AIM OF THE TASK:
Begin with the first line below and retype each line exactly through the line containing "fig = go.Figure()". Any pictures are to be left out.

Charts and diagrams as code:
[start]

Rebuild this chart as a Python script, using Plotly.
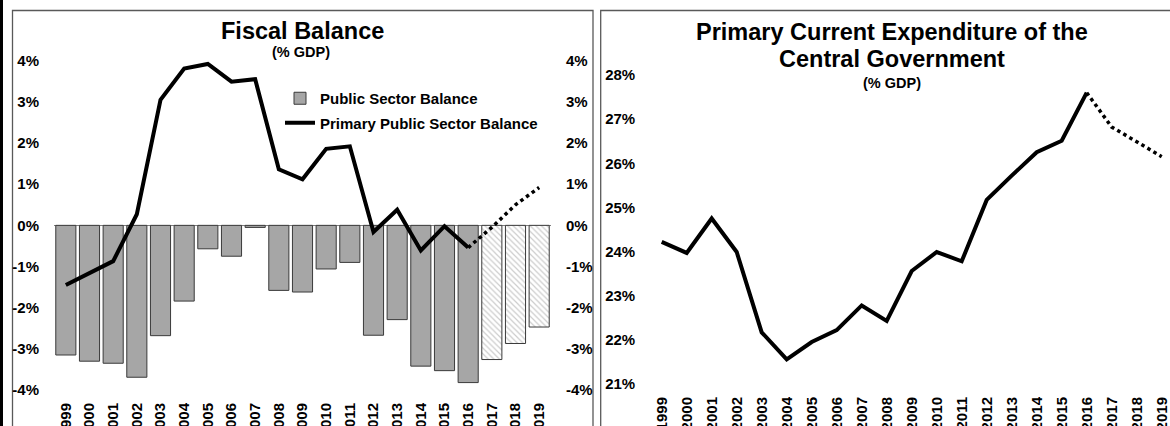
import plotly.graph_objects as go

# ---------------- data ----------------
years = [str(y) for y in range(1999, 2020)]
actual_years = years[:18]          # 1999-2016
forecast_years = years[18:]        # 2017-2019
dotted_years = years[17:]          # 2016-2019

public_balance = [-3.15, -3.30, -3.35, -3.69, -2.68, -1.84, -0.57, -0.75, -0.05,
                  -1.58, -1.62, -1.06, -0.90, -2.67, -2.29, -3.42, -3.53, -3.82]
public_balance_fc = [-3.26, -2.87, -2.47]

primary_balance = [-1.45, -1.15, -0.87, 0.27, 3.05, 3.81, 3.92, 3.49, 3.55,
                   1.36, 1.12, 1.86, 1.92, -0.16, 0.38, -0.61, -0.02, -0.54]
primary_balance_fc = [-0.54, -0.05, 0.50, 0.92]

expenditure = [24.22, 23.97, 24.75, 23.99, 22.17, 21.56, 21.95, 22.22, 22.78,
               22.43, 23.56, 23.99, 23.78, 25.17, 25.72, 26.25, 26.51, 27.60]
expenditure_fc = [27.60, 26.82, 26.49, 26.15]

left_tickvals = [-4, -3, -2, -1, 0, 1, 2, 3, 4]
left_ticktext = ["-4%", "-3%", "-2%", "-1%", "0%", "1%", "2%", "3%", "4%"]
right_tickvals = [21, 22, 23, 24, 25, 26, 27, 28]
right_ticktext = ["21%", "22%", "23%", "24%", "25%", "26%", "27%", "28%"]

# ---------------- geometry helpers ----------------
W, H = 1170, 426


def px(x):
    return x / W


def py(y):
    return (H - y) / H


FONT = "Liberation Sans, Arial, sans-serif"
tickfont = dict(family=FONT, size=15, color="black", weight="bold")

fig = go.Figure()

# Left panel: bars
fig.add_trace(go.Bar(
    x=actual_years, y=public_balance, name="Public Sector Balance",
    marker=dict(color="#A6A6A6", line=dict(color="#3a3a3a", width=1)),
    width=0.85, legendgroup="g1", xaxis="x", yaxis="y", hoverinfo="x+y"))
fig.add_trace(go.Bar(
    x=forecast_years, y=public_balance_fc, name="Public Sector Balance (f)",
    marker=dict(color="#9a9a9a", line=dict(color="#3a3a3a", width=1),
                pattern=dict(shape="\\", fgcolor="#9a9a9a", bgcolor="white",
                             size=4, solidity=0.3)),
    width=0.85, showlegend=False, xaxis="x", yaxis="y", hoverinfo="x+y"))

# Left panel: lines
fig.add_trace(go.Scatter(
    x=actual_years, y=primary_balance, name="Primary Public Sector Balance",
    mode="lines", line=dict(color="black", width=4), legendgroup="g2",
    xaxis="x", yaxis="y"))
fig.add_trace(go.Scatter(
    x=dotted_years, y=primary_balance_fc, mode="lines",
    line=dict(color="black", width=3.5, dash="dot"), showlegend=False,
    xaxis="x", yaxis="y"))

# dummy trace to activate the right-hand axis of left panel
fig.add_trace(go.Scatter(
    x=[years[0]], y=[0], mode="markers", opacity=0, showlegend=False,
    hoverinfo="skip", xaxis="x", yaxis="y2"))

# Right panel
fig.add_trace(go.Scatter(
    x=actual_years, y=expenditure, mode="lines",
    line=dict(color="black", width=4), showlegend=False,
    xaxis="x2", yaxis="y3"))
fig.add_trace(go.Scatter(
    x=dotted_years, y=expenditure_fc, mode="lines",
    line=dict(color="black", width=3.5, dash="dot"), showlegend=False,
    xaxis="x2", yaxis="y3"))

common_x = dict(type="category", categoryorder="array", categoryarray=years,
                tickangle=-90, tickfont=tickfont, ticks="outside", ticklen=6,
                tickcolor="rgba(0,0,0,0)", showline=False, showgrid=False,
                zeroline=False, automargin=False, fixedrange=True)

fig.update_layout(
    width=W, height=H,
    margin=dict(l=0, r=0, t=0, b=0),
    paper_bgcolor="white", plot_bgcolor="rgba(0,0,0,0)",
    barmode="overlay",
    showlegend=True,
    legend=dict(x=px(280), y=py(82), xanchor="left", yanchor="top",
                font=dict(family=FONT, size=15, color="black", weight="bold"),
                bgcolor="rgba(0,0,0,0)", traceorder="grouped",
                tracegroupgap=2),
    xaxis=dict(domain=[px(54), px(551)], range=[-0.5, 20.5], anchor="y",
               **common_x),
    yaxis=dict(domain=[py(390), py(60.7)], range=[-4, 4], anchor="x",
               tickvals=left_tickvals, ticktext=left_ticktext,
               tickfont=tickfont, ticks="outside", ticklen=11,
               tickcolor="rgba(0,0,0,0)", showgrid=False, showline=False,
               zeroline=True, zerolinecolor="#7f7f7f", zerolinewidth=1,
               automargin=False, fixedrange=True),
    yaxis2=dict(overlaying="y", side="right", anchor="x", range=[-4, 4],
                tickvals=left_tickvals, ticktext=left_ticktext,
                tickfont=tickfont, ticks="outside", ticklen=11,
                tickcolor="rgba(0,0,0,0)", showgrid=False, showline=False,
                zeroline=False, automargin=False, fixedrange=True),
    xaxis2=dict(domain=[px(649.2), 1.0], range=[-0.5, 20.5 - 4.2 / 25],
                anchor="y3", **common_x),
    yaxis3=dict(domain=[py(384), py(75)], range=[21, 28], anchor="x2",
                tickvals=right_tickvals, ticktext=right_ticktext,
                tickfont=tickfont, ticks="outside", ticklen=10,
                tickcolor="rgba(0,0,0,0)", showgrid=False, showline=False,
                zeroline=False, automargin=False, fixedrange=True),
)

title_font = dict(family=FONT, size=23.5, color="black", weight="bold")
sub_font = dict(family=FONT, size=14.5, color="black", weight="bold")
ann = [
    dict(text="Fiscal Balance", x=px(302.5), y=py(31), font=title_font),
    dict(text="(% GDP)", x=px(301), y=py(52), font=sub_font),
    dict(text="Primary Current Expenditure of the", x=px(891.5), y=py(32),
         font=title_font),
    dict(text="Central Government", x=px(891.5), y=py(58.5), font=title_font),
    dict(text="(% GDP)", x=px(891.7), y=py(83), font=sub_font),
]
for a in ann:
    fig.add_annotation(xref="paper", yref="paper", xanchor="center",
                       yanchor="middle", showarrow=False, **a)

# panel frames
fig.add_shape(type="rect", xref="paper", yref="paper", x0=0, x1=px(3),
              y0=-0.1, y1=1.1, fillcolor="black", line=dict(width=0),
              layer="above")
fig.add_shape(type="rect", xref="paper", yref="paper", x0=px(12.5),
              x1=px(593), y0=py(440), y1=py(10.5), fillcolor="rgba(0,0,0,0)",
              line=dict(color="#595959", width=1.3), layer="below")
fig.add_shape(type="rect", xref="paper", yref="paper", x0=px(600.7),
              x1=px(1185), y0=py(440), y1=py(10.5), fillcolor="rgba(0,0,0,0)",
              line=dict(color="#595959", width=1.3), layer="below")

fig.write_html("out.html",
               config={"displayModeBar": False},
               post_script="document.body.style.margin='0';"
                           "document.body.style.overflow='hidden';")
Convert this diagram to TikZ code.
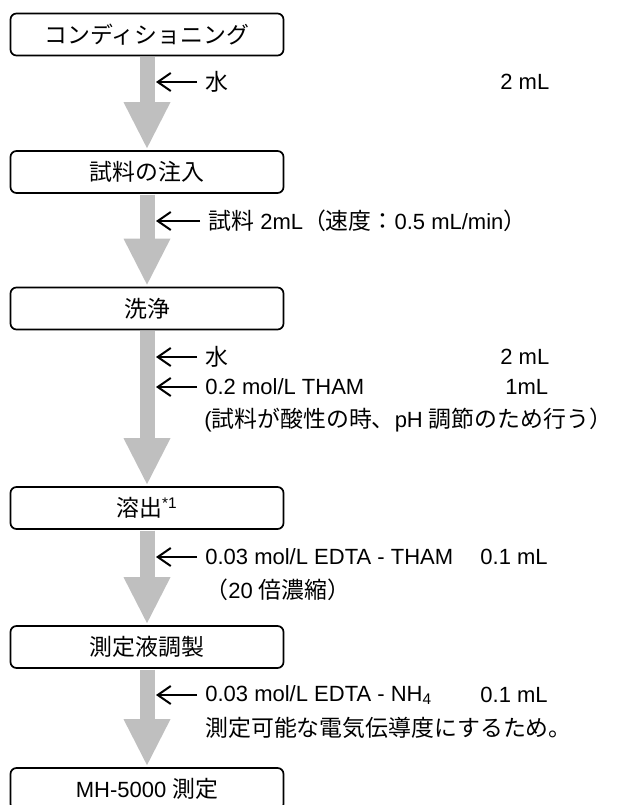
\documentclass[tikz,border=0pt]{standalone}
\usepackage{fontspec}
\setmainfont{Liberation Sans}
\newfontfamily\jp[Scale=1.04]{Noto Sans CJK JP}
\usetikzlibrary{arrows.meta}

\begin{document}
\begin{tikzpicture}[x=0.5pt, y=-0.5pt, every node/.style={font=\fontsize{11}{13}\selectfont},
  stepbox/.style={draw, line width=0.85pt, rounded corners=3pt, minimum width=136.5pt, minimum height=21pt, inner sep=0pt},
  flow/.style={line width=7.5pt, draw=gray!50, -{Triangle[length=23pt, width=23.5pt, line width=0pt]}, shorten <=0.4pt, shorten >=1pt},
  feed/.style={line width=1pt, -{Straight Barb[length=6.5pt, width=9pt]}, shorten <=4pt},
  note/.style={anchor=west, inner sep=0pt}]
\useasboundingbox (0,0) rectangle (623,805);
% steps
\node[stepbox] (cond) at (147,34.5) {\jp コンディショニング};
\node[stepbox] (inj) at (147,172) {\jp 試料の注入};
\node[stepbox] (wash) at (147,308.5) {\jp 洗浄};
\node[stepbox] (elu) at (147,508) {{\jp 溶出}\textsuperscript{*1}};
\node[stepbox] (prep) at (147,647) {\jp 測定液調製};
\node[stepbox] (meas) at (147,789) {MH-5000 {\jp 測定}};
% flow arrows
\draw[flow] (cond) -- (inj);
\draw[flow] (inj) -- (wash);
\draw[flow] (wash) -- (elu);
\draw[flow] (elu) -- (prep);
\draw[flow] (prep) -- (meas);
% reagents
\coordinate (wA) at (156,82);
\coordinate (wB) at (156,221);
\coordinate (wC) at (156,357);
\coordinate (wD) at (156,387);
\coordinate (wF) at (156,557);
\coordinate (wH) at (156,695);
\node[note] (tA) at (205,82) {\jp 水};
\node[note] (qA) at (500,82) {2 mL};
\node[note] (tB) at (208,221) {{\jp 試料} 2mL{\jp （速度：}0.5 mL/min{\jp ）}};
\node[note] (tC) at (205,357) {\jp 水};
\node[note] (qC) at (500,357) {2 mL};
\node[note] (tD) at (205,387) {0.2 mol/L THAM};
\node[note] (qD) at (505,387) {1mL};
\node[note] (tE) at (204,420) {({\jp 試料が酸性の時、}pH {\jp 調節のため行う）}};
\node[note] (tF) at (205,557) {0.03 mol/L EDTA - THAM};
\node[note] (qF) at (480,557) {0.1 mL};
\node[note] (tG) at (205,590) {{\jp （}20 {\jp 倍濃縮）}};
\node[note] (tH) at (205,695) {0.03 mol/L EDTA - NH\textsubscript{4}};
\node[note] (qH) at (480,695) {0.1 mL};
\node[note] (tI) at (205,728) {\jp 測定可能な電気伝導度にするため。};
\draw[feed] (tA) -- (wA);
\draw[feed] (tB) -- (wB);
\draw[feed] (tC) -- (wC);
\draw[feed] (tD) -- (wD);
\draw[feed] (tF) -- (wF);
\draw[feed] (tH) -- (wH);
\end{tikzpicture}
\end{document}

[end]

COMPLETED TASK:
Rebuild this chart as a Python script, using Plotly.
import plotly.graph_objects as go

# ---------------- data ----------------
years = [str(y) for y in range(1999, 2020)]
actual_years = years[:18]          # 1999-2016
forecast_years = years[18:]        # 2017-2019
dotted_years = years[17:]          # 2016-2019

public_balance = [-3.15, -3.30, -3.35, -3.69, -2.68, -1.84, -0.57, -0.75, -0.05,
                  -1.58, -1.62, -1.06, -0.90, -2.67, -2.29, -3.42, -3.53, -3.82]
public_balance_fc = [-3.26, -2.87, -2.47]

primary_balance = [-1.45, -1.15, -0.87, 0.27, 3.05, 3.81, 3.92, 3.49, 3.55,
                   1.36, 1.12, 1.86, 1.92, -0.16, 0.38, -0.61, -0.02, -0.54]
primary_balance_fc = [-0.54, -0.05, 0.50, 0.92]

expenditure = [24.22, 23.97, 24.75, 23.99, 22.17, 21.56, 21.95, 22.22, 22.78,
               22.43, 23.56, 23.99, 23.78, 25.17, 25.72, 26.25, 26.51, 27.60]
expenditure_fc = [27.60, 26.82, 26.49, 26.15]

left_tickvals = [-4, -3, -2, -1, 0, 1, 2, 3, 4]
left_ticktext = ["-4%", "-3%", "-2%", "-1%", "0%", "1%", "2%", "3%", "4%"]
right_tickvals = [21, 22, 23, 24, 25, 26, 27, 28]
right_ticktext = ["21%", "22%", "23%", "24%", "25%", "26%", "27%", "28%"]

# ---------------- geometry helpers ----------------
W, H = 1170, 426


def px(x):
    return x / W


def py(y):
    return (H - y) / H


FONT = "Liberation Sans, Arial, sans-serif"
tickfont = dict(family=FONT, size=15, color="black", weight="bold")

fig = go.Figure()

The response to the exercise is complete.